Leave out the pictures, then output the lines of the records below from the first through the one containing "import seaborn as sns".

-- Start of STORED DATA --

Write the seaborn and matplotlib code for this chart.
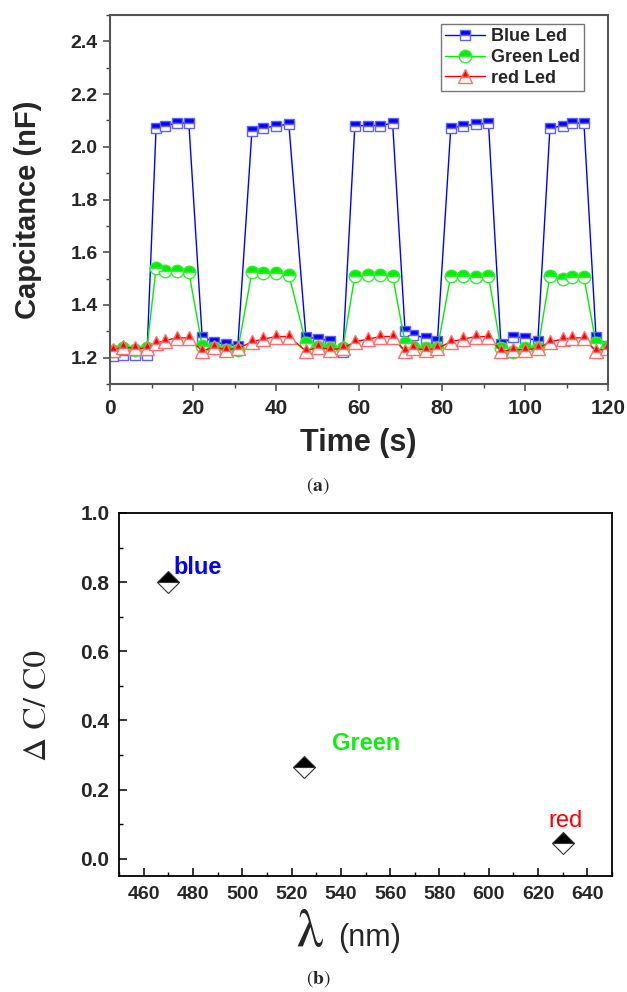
import matplotlib
matplotlib.use("Agg")
import numpy as np
import pandas as pd
import matplotlib.pyplot as plt
from matplotlib.ticker import MultipleLocator, FormatStrFormatter
import seaborn as sns

# (a) capacitance vs time under LED illumination
time_s = [0.7, 3.1, 6.0, 8.9, 11.1, 13.3, 16.1, 19.0,
          22.2, 25.0, 28.0, 30.8, 34.2, 36.9, 40.0, 43.1,
          47.2, 50.2, 53.0, 56.1, 59.0, 62.1, 65.1, 68.1,
          71.1, 73.1, 76.1, 78.9, 82.1, 85.1, 88.1, 91.2,
          94.2, 97.2, 100.0, 103.1, 106.0, 109.1, 111.3, 114.2,
          117.1, 119.7]
blue_led = [1.205, 1.21, 1.21, 1.21, 2.07, 2.08, 2.09, 2.09,
            1.28, 1.26, 1.25, 1.245, 2.06, 2.07, 2.08, 2.085,
            1.28, 1.27, 1.265, 1.22, 2.08, 2.08, 2.08, 2.09,
            1.30, 1.285, 1.275, 1.265, 2.07, 2.08, 2.085, 2.09,
            1.25, 1.28, 1.275, 1.265, 2.07, 2.08, 2.09, 2.09,
            1.28, 1.245]
green_led = [1.225, 1.235, 1.23, 1.235, 1.54, 1.53, 1.53, 1.525,
             1.245, 1.235, 1.23, 1.23, 1.525, 1.52, 1.52, 1.515,
             1.255, 1.24, 1.235, 1.235, 1.51, 1.515, 1.515, 1.51,
             1.255, 1.24, 1.235, 1.235, 1.51, 1.51, 1.505, 1.51,
             1.235, 1.22, 1.235, 1.235, 1.51, 1.50, 1.505, 1.505,
             1.255, 1.24]
red_led = [1.23, 1.24, 1.235, 1.235, 1.255, 1.265, 1.275, 1.275,
           1.225, 1.24, 1.23, 1.235, 1.26, 1.27, 1.28, 1.28,
           1.225, 1.24, 1.23, 1.235, 1.26, 1.27, 1.28, 1.28,
           1.225, 1.235, 1.23, 1.235, 1.26, 1.27, 1.28, 1.28,
           1.225, 1.23, 1.23, 1.235, 1.26, 1.27, 1.275, 1.275,
           1.225, 1.235]

# (b) relative change vs wavelength
wavelength_nm = [470, 525, 630]
delta_c = [0.80, 0.265, 0.045]
point_names = ["blue", "Green", "red"]

sns.set_style("ticks")
plt.rcParams['font.family'] = ['Liberation Sans', 'DejaVu Sans']
plt.rcParams['mathtext.fontset'] = 'stix'

W, H = 627, 992
fig = plt.figure(figsize=(W / 100, H / 100), dpi=100)

# ---------- top panel ----------
ax1 = fig.add_axes([110 / W, 1 - 384 / H, 498 / W, 369 / H])
df_a = pd.DataFrame({"t": time_s, "blue": blue_led, "green": green_led, "red": red_led})

series = [
    ("blue", "Blue Led", "#0000ff", "#6060ff", "s", 7.5),
    ("green", "Green Led", "#00ee00", "#33ee33", "o", 9),
    ("red", "red Led", "#ff0000", "#ff6f6f", "^", 10),
]
for col, lab, c, ec, mk, ms in series:
    sns.lineplot(data=df_a, x="t", y=col, ax=ax1, color=c, linewidth=1.0,
                 marker=mk, markersize=ms, fillstyle="top",
                 markerfacecolor=c, markerfacecoloralt="white",
                 markeredgecolor=ec, markeredgewidth=1.0,
                 label=lab, errorbar=None, sort=False)

ax1.set_xlim(0, 120)
ax1.set_ylim(1.1, 2.5)
ax1.xaxis.set_major_locator(MultipleLocator(20))
ax1.xaxis.set_minor_locator(MultipleLocator(10))
ax1.yaxis.set_minor_locator(MultipleLocator(0.1))
ax1.set_yticks(np.arange(1.2, 2.41, 0.2))
ax1.tick_params(axis="both", which="major", direction="out", length=5, width=1.1, color="#444")
ax1.tick_params(axis="both", which="minor", direction="out", length=3, width=1.0, color="#444")
ax1.tick_params(axis="x", labelsize=15, pad=6)
ax1.tick_params(axis="y", labelsize=14, pad=4)
for lbl in ax1.get_xticklabels() + ax1.get_yticklabels():
    lbl.set_fontweight("bold")
for sp in ax1.spines.values():
    sp.set_visible(True)
    sp.set_color("#555555")
    sp.set_linewidth(1.5)

ax1.set_xlabel("Time (s)", fontsize=22, fontweight="bold", va="center")
ax1.xaxis.set_label_coords(0.498, -0.16)
ax1.set_ylabel("Capcitance (nF)", fontsize=21, fontweight="bold", va="center")
ax1.yaxis.set_label_coords(-0.165, 0.4715)

leg = ax1.legend(loc="upper right", bbox_to_anchor=(0.952, 0.976), borderaxespad=0,
                 prop={"weight": "bold", "size": 13}, fancybox=False, framealpha=1,
                 edgecolor="#777777", handlelength=2.2, handletextpad=0.3,
                 labelspacing=0.2, borderpad=0.25, numpoints=1)
leg.get_frame().set_linewidth(1.0)

fig.text(318 / W, 1 - 486 / H, r"($\mathbf{a}$)", fontsize=14, family="STIXGeneral",
         ha="center", va="center")

# ---------- bottom panel ----------
ax2 = fig.add_axes([119 / W, 1 - 876 / H, 493 / W, 363 / H])
df_b = pd.DataFrame({"wl": wavelength_nm, "dc": delta_c})
sns.lineplot(data=df_b, x="wl", y="dc", ax=ax2, linestyle="none", marker="D",
             markersize=11, fillstyle="top", markerfacecolor="black",
             markerfacecoloralt="white", markeredgecolor="#333333",
             markeredgewidth=0.8, errorbar=None)

ax2.text(472, 0.823, point_names[0], color="#0000ff", fontsize=17, fontweight="bold",
         ha="left", va="baseline")
ax2.text(536.4, 0.314, point_names[1], color="#11ee11", fontsize=17, fontweight="bold",
         ha="left", va="baseline")
ax2.text(624, 0.091, point_names[2], color="#ff0000", fontsize=17,
         ha="left", va="baseline")

ax2.set_xlim(450, 650)
ax2.set_ylim(-0.05, 1.0)
ax2.xaxis.set_minor_locator(MultipleLocator(10))
ax2.set_xticks(np.arange(460, 641, 20))
ax2.yaxis.set_minor_locator(MultipleLocator(0.1))
ax2.set_yticks(np.arange(0.0, 1.01, 0.2))
ax2.tick_params(axis="both", which="major", direction="in", length=6, width=1.1, color="black")
ax2.tick_params(axis="both", which="minor", direction="in", length=3, width=1.0, color="black")
ax2.tick_params(axis="x", labelsize=14, pad=7)
ax2.tick_params(axis="y", labelsize=15, pad=7)
ax2.yaxis.set_major_formatter(FormatStrFormatter("%.1f"))
for lbl in ax2.get_xticklabels() + ax2.get_yticklabels():
    lbl.set_fontweight("bold")
for sp in ax2.spines.values():
    sp.set_visible(True)
    sp.set_color("black")
    sp.set_linewidth(1.3)

ax2.set_xlabel("")
ax2.set_ylabel("\u0394 C/ C0", fontsize=24, family="STIXGeneral", va="center")
ax2.yaxis.set_label_coords(-0.164, 0.47)

fig.text(296 / W, 1 - 946 / H, "\u03bb", fontsize=38, family="STIXGeneral",
         ha="left", va="baseline")
fig.text(338 / W, 1 - 946 / H, "(nm)", fontsize=22, ha="left", va="baseline")

fig.text(318 / W, 1 - 979 / H, r"($\mathbf{b}$)", fontsize=14, family="STIXGeneral",
         ha="center", va="center")

fig.savefig("out.png", dpi=100)
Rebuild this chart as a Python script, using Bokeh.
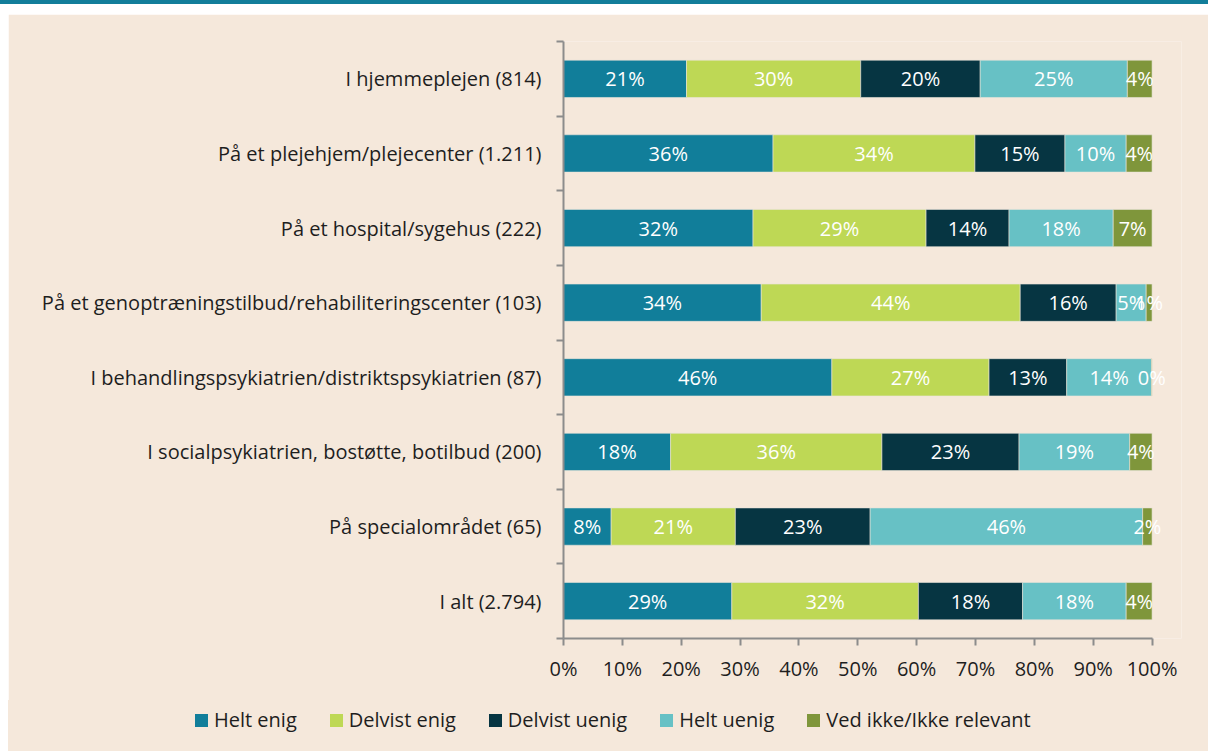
import math
import numpy as np
from bokeh.plotting import figure
from bokeh.models import (ColumnDataSource, FixedTicker, Range1d,
                          PrintfTickFormatter, Div, Spacer)
from bokeh.layouts import column, row
from bokeh.core.properties import value
from bokeh.embed import file_html
from bokeh.resources import INLINE

categories = [
    "I hjemmeplejen (814)",
    "På et plejehjem/plejecenter (1.211)",
    "På et hospital/sygehus (222)",
    "På et genoptræningstilbud/rehabiliteringscenter (103)",
    "I behandlingspsykiatrien/distriktspsykiatrien (87)",
    "I socialpsykiatrien, bostøtte, botilbud (200)",
    "På specialområdet (65)",
    "I alt (2.794)",
]
series = ["Helt enig", "Delvist enig", "Delvist uenig", "Helt uenig", "Ved ikke/Ikke relevant"]
helt_enig = [20.9, 35.6, 32.2, 33.6, 45.6, 18.2, 8.1, 28.6]
delvist_enig = [29.6, 34.3, 29.4, 44.0, 26.7, 35.9, 21.1, 31.7]
delvist_uenig = [20.3, 15.3, 14.1, 16.3, 13.2, 23.3, 22.9, 17.7]
helt_uenig = [25.0, 10.4, 17.7, 5.1, 14.4, 18.8, 46.3, 17.6]
ved_ikke = [4.2, 4.4, 6.6, 1.0, 0.1, 3.8, 1.6, 4.4]
x_ticks = [0, 10, 20, 30, 40, 50, 60, 70, 80, 90, 100]

colors = ["#117E9A", "#BED855", "#063542", "#67C1C5", "#7F963B"]
BG = "#F5E8DB"
BAND = "#127E9A"
FONT = "Open Sans"
FS = "20px"
AXIS_COLOR = "#8C8C8C"
TEXT_COLOR = "#1E1E1E"

values = [helt_enig, delvist_enig, delvist_uenig, helt_uenig, ved_ikke]

# x range extends a little past 100 % so that the labels of the last thin
# segments are not clipped; the axis line itself is bounded to 0-100.
p = figure(width=1200, height=686, output_backend="svg", toolbar_location=None,
           x_range=Range1d(0, 105), y_range=Range1d(8, 0),
           min_border_left=555, min_border_right=27, min_border_top=27, min_border_bottom=62)
p.background_fill_color = BG
p.border_fill_color = BG
p.outline_line_color = None
p.xgrid.visible = False
p.ygrid.visible = False

ypos = [i + 0.5 for i in range(len(categories))]
left = np.zeros(len(categories))
for name, vals, col in zip(series, values, colors):
    vals = np.array(vals, dtype=float)
    right = left + vals
    src = ColumnDataSource(dict(y=ypos, left=left, right=right,
                                xc=(left + right) / 2,
                                lab=[f"{int(math.floor(v + 0.5))}%" for v in vals]))
    p.hbar(y="y", left="left", right="right", height=0.5, source=src,
           fill_color=col, line_color="#E9E4DA", line_width=0.6)
    p.text(x="xc", y="y", text="lab", source=src, text_color="white",
           text_font=value(FONT), text_font_size=FS,
           text_align="center", text_baseline="middle")
    left = right

# y axis: labels at category centres, tick marks at category boundaries
yax = p.yaxis[0]
yax.ticker = FixedTicker(ticks=ypos, minor_ticks=list(range(len(categories) + 1)))
yax.major_label_overrides = {y: c for y, c in zip(ypos, categories)}
yax.major_tick_out = 0
yax.major_tick_in = 0
yax.minor_tick_out = 7
yax.minor_tick_in = 0
yax.minor_tick_line_color = AXIS_COLOR
yax.minor_tick_line_width = 2
yax.axis_line_color = AXIS_COLOR
yax.axis_line_width = 2
yax.major_label_standoff = 15
yax.major_label_text_font = FONT
yax.major_label_text_font_size = FS
yax.major_label_text_color = TEXT_COLOR

xax = p.xaxis[0]
xax.bounds = (0, 100)
xax.ticker = FixedTicker(ticks=x_ticks, minor_ticks=[])
xax.formatter = PrintfTickFormatter(format="%d%%")
xax.major_tick_out = 7
xax.major_tick_in = 0
xax.major_tick_line_color = AXIS_COLOR
xax.major_tick_line_width = 2
xax.axis_line_color = AXIS_COLOR
xax.axis_line_width = 2
xax.major_label_standoff = 9
xax.major_label_text_font = FONT
xax.major_label_text_font_size = FS
xax.major_label_text_color = TEXT_COLOR

# legend strip (HTML) below the chart
items_html = "".join(
    f'<span style="display:inline-flex;align-items:center;margin-right:33px;">'
    f'<span style="display:inline-block;width:13px;height:13px;background:{c};margin-right:6px;"></span>'
    f'{s}</span>'
    for s, c in zip(series, colors))
legend_html = (
    f'<div style="box-sizing:border-box;width:1200px;height:40px;display:flex;align-items:center;'
    f'padding-left:187px;font-family:\'{FONT}\';font-size:{FS};color:{TEXT_COLOR};'
    f'white-space:nowrap;line-height:1;">{items_html}</div>')
legend_div = Div(text=legend_html, width=1200, height=51, margin=0,
                 styles={"background-color": BG})

band = Div(text="", width=1208, height=4, margin=0, styles={"background-color": BAND})
gap = Spacer(width=1208, height=10, margin=0)
body = row(Spacer(width=8, height=686, margin=0), p, spacing=0, margin=0)
foot = row(Spacer(width=8, height=51, margin=0), legend_div, spacing=0, margin=0)
layout = column(band, gap, body, foot, spacing=0, margin=0)

open("out.html", "w").write(file_html(layout, INLINE))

-- End of STORED DATA --

WRITTEN RESPONSE:
Write the seaborn and matplotlib code for this chart.
import matplotlib
matplotlib.use("Agg")
import numpy as np
import pandas as pd
import matplotlib.pyplot as plt
from matplotlib.ticker import MultipleLocator, FormatStrFormatter
import seaborn as sns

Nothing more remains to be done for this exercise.